Task objective.
Take the lines of the data below from the very first through the line containing "err_dn = [m" and output them exactly, pictures excluded.

Dataset section.
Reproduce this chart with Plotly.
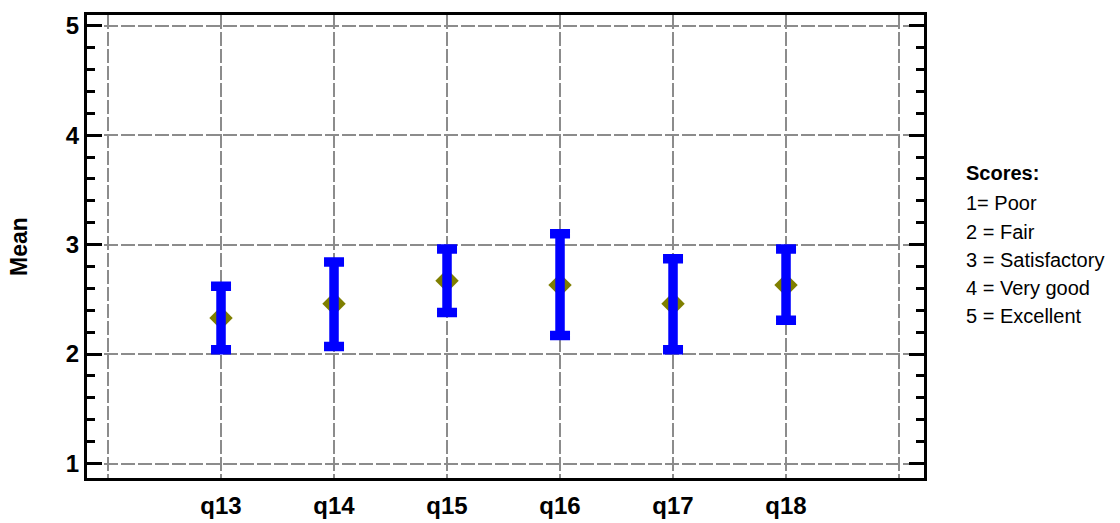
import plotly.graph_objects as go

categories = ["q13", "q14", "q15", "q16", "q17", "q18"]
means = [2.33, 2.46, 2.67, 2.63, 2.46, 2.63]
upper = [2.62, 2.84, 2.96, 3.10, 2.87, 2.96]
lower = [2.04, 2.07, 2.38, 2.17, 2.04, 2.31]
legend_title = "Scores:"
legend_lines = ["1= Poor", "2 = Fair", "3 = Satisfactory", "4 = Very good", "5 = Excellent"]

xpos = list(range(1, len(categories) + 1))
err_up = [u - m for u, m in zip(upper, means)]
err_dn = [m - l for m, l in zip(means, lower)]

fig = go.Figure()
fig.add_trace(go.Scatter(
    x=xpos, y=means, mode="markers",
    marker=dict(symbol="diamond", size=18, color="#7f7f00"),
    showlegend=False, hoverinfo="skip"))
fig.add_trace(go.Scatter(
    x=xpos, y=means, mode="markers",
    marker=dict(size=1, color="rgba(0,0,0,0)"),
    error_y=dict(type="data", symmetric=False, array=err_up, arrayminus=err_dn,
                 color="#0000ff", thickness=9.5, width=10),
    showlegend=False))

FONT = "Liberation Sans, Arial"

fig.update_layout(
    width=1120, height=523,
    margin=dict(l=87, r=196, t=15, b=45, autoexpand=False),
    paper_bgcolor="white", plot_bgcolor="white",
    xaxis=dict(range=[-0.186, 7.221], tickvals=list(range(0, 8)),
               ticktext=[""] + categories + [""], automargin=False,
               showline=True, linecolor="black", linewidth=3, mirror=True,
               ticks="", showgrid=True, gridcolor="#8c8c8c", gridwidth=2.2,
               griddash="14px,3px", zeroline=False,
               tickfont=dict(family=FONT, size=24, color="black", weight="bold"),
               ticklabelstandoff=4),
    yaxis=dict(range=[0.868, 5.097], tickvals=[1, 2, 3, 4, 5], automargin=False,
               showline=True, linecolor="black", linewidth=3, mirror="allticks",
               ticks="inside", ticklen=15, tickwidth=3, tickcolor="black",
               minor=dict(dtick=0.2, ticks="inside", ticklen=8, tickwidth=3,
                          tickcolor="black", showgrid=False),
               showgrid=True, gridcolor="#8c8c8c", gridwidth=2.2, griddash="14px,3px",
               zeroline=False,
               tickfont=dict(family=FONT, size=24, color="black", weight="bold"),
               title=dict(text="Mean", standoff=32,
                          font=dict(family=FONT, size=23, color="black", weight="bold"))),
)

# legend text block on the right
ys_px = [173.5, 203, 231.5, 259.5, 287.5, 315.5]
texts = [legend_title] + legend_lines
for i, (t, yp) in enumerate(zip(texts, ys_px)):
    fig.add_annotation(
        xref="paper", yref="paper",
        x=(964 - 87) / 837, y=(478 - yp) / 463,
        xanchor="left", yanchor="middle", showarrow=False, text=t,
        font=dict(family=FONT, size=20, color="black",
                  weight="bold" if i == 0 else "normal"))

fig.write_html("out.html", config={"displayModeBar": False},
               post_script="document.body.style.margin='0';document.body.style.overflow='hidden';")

Exercise solution.
Reproduce this chart with Plotly.
import plotly.graph_objects as go

categories = ["q13", "q14", "q15", "q16", "q17", "q18"]
means = [2.33, 2.46, 2.67, 2.63, 2.46, 2.63]
upper = [2.62, 2.84, 2.96, 3.10, 2.87, 2.96]
lower = [2.04, 2.07, 2.38, 2.17, 2.04, 2.31]
legend_title = "Scores:"
legend_lines = ["1= Poor", "2 = Fair", "3 = Satisfactory", "4 = Very good", "5 = Excellent"]

xpos = list(range(1, len(categories) + 1))
err_up = [u - m for u, m in zip(upper, means)]
err_dn = [m - l for m, l in zip(means, lower)]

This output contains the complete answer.